In this course, we introduce principles and applications of the electronic storage, structuring, manipulation, transformation, extraction, and dissemination of data. This includes data types, database design, data base implementation, and data analysis through structured queries. Through joining operations, we will also cover the challenges of data linkage and how to combine datasets from different sources. We begin by discussing concepts in fundamental data types, and how data is stored and recorded electronically. We will cover database design, especially relational databases, using substantive examples across a variety of fields. Students are introduced to SQL through MySQL, and programming assignments in this unit of the course will be designed to insure that students learn to create, populate and query an SQL database. We will introduce NoSQL using MongoDB and the JSON data format for comparison. For both types of database, students will be encouraged to work with data relevant to their own interests as they learn to create, populate and query data. In the final section of the data section of the course, we will step through a complete workflow including data cleaning and transformation, illustrating many of the practical challenges faced at the outset of any data analysis or data science project.

Online publishing and collaboration tools forms the second part of this course, along with the tools and technologies that underlie them. Students will develop interactive, secure and powerful projects for the World Wide Web using both client and server side technologies. Collaboration and the dissemination and submission of course assignments will use GitHub, the popular code repository and version control system. The course begins with an in­depth look at the mark­up languages that form the foundations of building web sites with a study of HTML and CSS. Students next study basic programming in JavaScript, to provide client and server side tools including the customization of web content using Bootstrap and Jekyll to publish web pages, which will provide the basis for a class project.

Formative coursework

Students will be expected to produce 10 problem sets in the MT.

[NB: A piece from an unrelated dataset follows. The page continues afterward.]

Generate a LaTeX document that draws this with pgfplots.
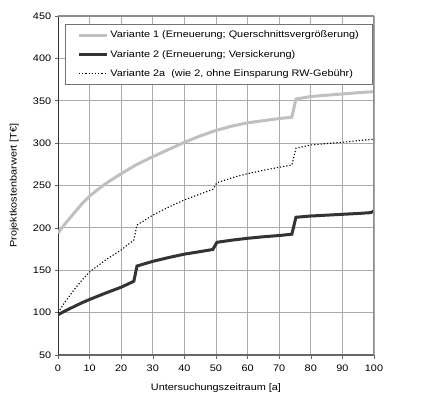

Type: Weekly, structured problem sets with a beginning component to be started in the staff-led lab sessions, to be completed by the student outside of class. Answers should be formatted and submitted for assessment. 

Indicative reading

Chodorow, Kristina MongoDB: The Definitive Guide, 2nd Edition O’Reilly 2013.

Churcher, Clare. Beginning Database Design: From Novice to Professional. Apress, 2007.

Tahaghoghi, Seyed M. and Hugh E. Williams. Learning MySQL. O'Reilly, 2006. Karumanchi, Narasimha. Data Structures and Algorithms Made Easy: Data Structure and Algorithmic Puzzles, Second Edition. CreateSpace Independent Publishing Platform, 2011.

Lee, Kent. Data Structures and Algorithms with Python. Springer, 2015.

Lake, Peter. Concise Guide to Databases: A Practical Introduction. Springer, 2013.

Nield, Thomas. Getting Started with SQL: A hands-on approach for beginners. O’Reilly, 2016.

Byron, Angela and Addison Berry, Nathan Haug, Jeff Eaton, James Walker, Jeff Robbins Using Drupal: Choosing and Configuring Modules to Build Dynamic Websites. O'Reilly Media, 2008.

Duckett, Jon HTML and CSS: Design and Build Websites New York: Wiley, 2011.


Duckett, Jon JavaScript and JQuery: Interactive Front-End Web Development New York: Wiley, 2014.

Rice, Dylan. Twitter Bootstrap In Your Pocket. CreateSpace Independent Publishing Platform, 2016.

Sklar, David Learning PHP 5 O’Reilly, 2004. GitHub Guides at https://guides.github.com, including: “Understanding the GitHub Flow”, “Hello World”, and “Getting Started with GitHub Pages”.

Jacobson, Daniel APIs: A Strategy Guide O’Reilly: 2012.


London, Kyle Developing Large Web Applications: Producing Code That Can Grow and Thrive O’Reilly, 2010.

Assessment

Take home exam (50%) and in class assessment (50%) in the MT.

Student problem sets will be marked each week, and will provide 50% of the mark. 

Marking of these assessments will be at a level appropriate for PhD students.

Key facts

Department: Methodology

Total students 2017/18: Unavailable

Average class size 2017/18: Unavailable

Value: Half Unit

Guidelines for interpreting course guide information

Personal development skills

  • Self-management
  • Team working
  • Problem solving
  • Application of information skills
  • Communication
  • Application of numeracy skills
  • Specialist skills